Information shown:
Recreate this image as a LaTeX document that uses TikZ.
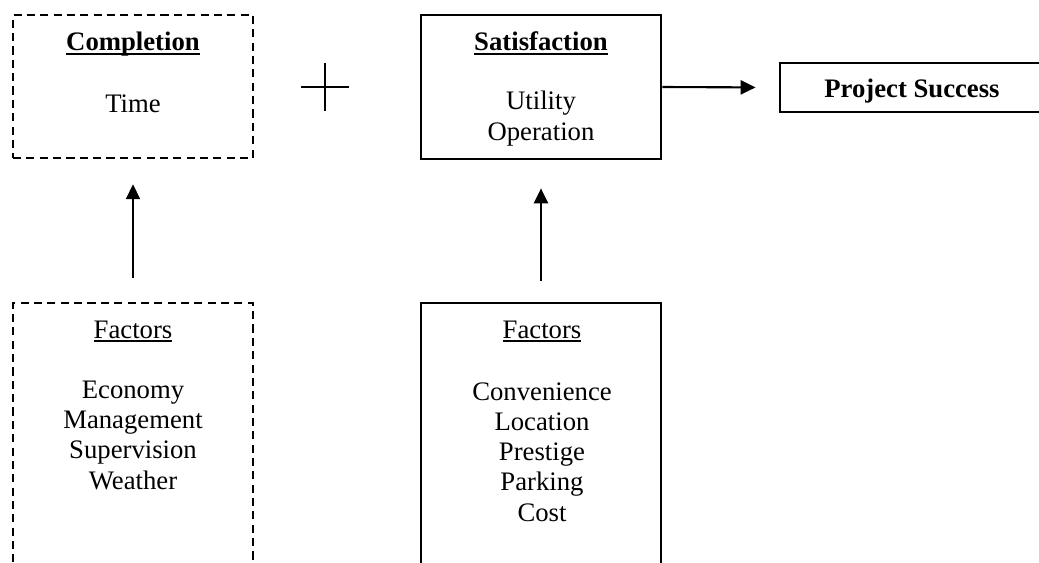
\documentclass[tikz,border=0pt]{standalone}
\usepackage{fontspec}
\setmainfont{Liberation Serif}
\usetikzlibrary{arrows.meta}

% underline with a chosen thickness and depth
\newcommand{\ulrule}[3]{\leavevmode\setbox0=\hbox{#3}\rlap{\rule[-#2]{\wd0}{#1}}\box0}
\newcommand{\headline}[1]{\ulrule{1.5pt}{3.1pt}{#1}}
\newcommand{\factline}[1]{\ulrule{0.9pt}{2.3pt}{#1}}

\tikzset{
	box/.style={draw, line width=1.6pt, minimum width=4.8cm, inner sep=0pt},
	dashbox/.style={box, line width=1.5pt, dash pattern=on 4.6pt off 3pt},
	txt/.style={anchor=base, align=center, inner sep=0pt, font=\fontsize{15.2}{17.1}\selectfont},
	boldtxt/.style={txt, font=\fontsize{15.2}{17.1}\selectfont\bfseries},
	arr/.style={line width=1.2pt, -{Triangle[length=8.5pt,width=8pt]}}
}

\begin{document}
\begin{tikzpicture}[x=0.02cm, y=-0.02cm]
	\useasboundingbox (0,0) rectangle (1039,562);
	\clip (0,0) rectangle (1039,562);

	% boxes
	\node[dashbox, minimum height=2.86cm] (compl) at (133,86.5) {};
	\node[box, minimum height=2.88cm] (satis) at (541,87) {};
	\node[box, minimum width=5.28cm, minimum height=0.98cm] (succ) at (912,87.5) {};
	\node[dashbox, minimum height=5.94cm] (factL) at (133,451.5) {};
	\node[box, minimum height=5.94cm] (factR) at (541,451.5) {};

	% texts (base of a list = its last line)
	\node[boldtxt] (complhead) at (133,50) {\headline{Completion}};
	\node[txt] (time) at (133,112) {Time};
	\node[boldtxt] (satishead) at (541,50) {\headline{Satisfaction}};
	\node[txt] (satislist) at (541,140) {Utility\\Operation};
	\node[boldtxt] (succtext) at (912,97) {Project Success};
	\node[txt] (factLhead) at (133,338) {\factline{Factors}};
	\node[txt] (factLlist) at (133,489) {Economy\\Management\\Supervision\\Weather};
	\node[txt] (factRhead) at (542,338) {\factline{Factors}};
	\node[txt] (factRlist) at (542,521) {Convenience\\Location\\Prestige\\Parking\\Cost};

	% plus sign
	\draw[line width=1.2pt] (301,87) -- (349,87);
	\draw[line width=1.2pt] (325,63) -- (325,111);

	% arrows
	\path[arr] (factL.north) edge[shorten <=0.48cm, shorten >=0.5cm] (compl.south);
	\path[arr] (factR.north) edge[shorten <=0.42cm, shorten >=0.56cm] (satis.south);
	\path[arr] (satis.east) edge[shorten >=0.46cm] (succ.west);

\end{tikzpicture}
\end{document}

The problem:
Exclude the pictures, and transcribe all of the material exactly.

Full response:
Recreate this image as a LaTeX document that uses TikZ.
\documentclass[tikz,border=0pt]{standalone}
\usepackage{fontspec}
\setmainfont{Liberation Serif}
\usetikzlibrary{arrows.meta}

% underline with a chosen thickness and depth
\newcommand{\ulrule}[3]{\leavevmode\setbox0=\hbox{#3}\rlap{\rule[-#2]{\wd0}{#1}}\box0}
\newcommand{\headline}[1]{\ulrule{1.5pt}{3.1pt}{#1}}
\newcommand{\factline}[1]{\ulrule{0.9pt}{2.3pt}{#1}}

\tikzset{
	box/.style={draw, line width=1.6pt, minimum width=4.8cm, inner sep=0pt},
	dashbox/.style={box, line width=1.5pt, dash pattern=on 4.6pt off 3pt},
	txt/.style={anchor=base, align=center, inner sep=0pt, font=\fontsize{15.2}{17.1}\selectfont},
	boldtxt/.style={txt, font=\fontsize{15.2}{17.1}\selectfont\bfseries},
	arr/.style={line width=1.2pt, -{Triangle[length=8.5pt,width=8pt]}}
}

\begin{document}
\begin{tikzpicture}[x=0.02cm, y=-0.02cm]
	\useasboundingbox (0,0) rectangle (1039,562);
	\clip (0,0) rectangle (1039,562);

	% boxes
	\node[dashbox, minimum height=2.86cm] (compl) at (133,86.5) {};
	\node[box, minimum height=2.88cm] (satis) at (541,87) {};
	\node[box, minimum width=5.28cm, minimum height=0.98cm] (succ) at (912,87.5) {};
	\node[dashbox, minimum height=5.94cm] (factL) at (133,451.5) {};
	\node[box, minimum height=5.94cm] (factR) at (541,451.5) {};

	% texts (base of a list = its last line)
	\node[boldtxt] (complhead) at (133,50) {\headline{Completion}};
	\node[txt] (time) at (133,112) {Time};
	\node[boldtxt] (satishead) at (541,50) {\headline{Satisfaction}};
	\node[txt] (satislist) at (541,140) {Utility\\Operation};
	\node[boldtxt] (succtext) at (912,97) {Project Success};
	\node[txt] (factLhead) at (133,338) {\factline{Factors}};
	\node[txt] (factLlist) at (133,489) {Economy\\Management\\Supervision\\Weather};
	\node[txt] (factRhead) at (542,338) {\factline{Factors}};
	\node[txt] (factRlist) at (542,521) {Convenience\\Location\\Prestige\\Parking\\Cost};

	% plus sign
	\draw[line width=1.2pt] (301,87) -- (349,87);
	\draw[line width=1.2pt] (325,63) -- (325,111);

	% arrows
	\path[arr] (factL.north) edge[shorten <=0.48cm, shorten >=0.5cm] (compl.south);
	\path[arr] (factR.north) edge[shorten <=0.42cm, shorten >=0.56cm] (satis.south);
	\path[arr] (satis.east) edge[shorten >=0.46cm] (succ.west);

\end{tikzpicture}
\end{document}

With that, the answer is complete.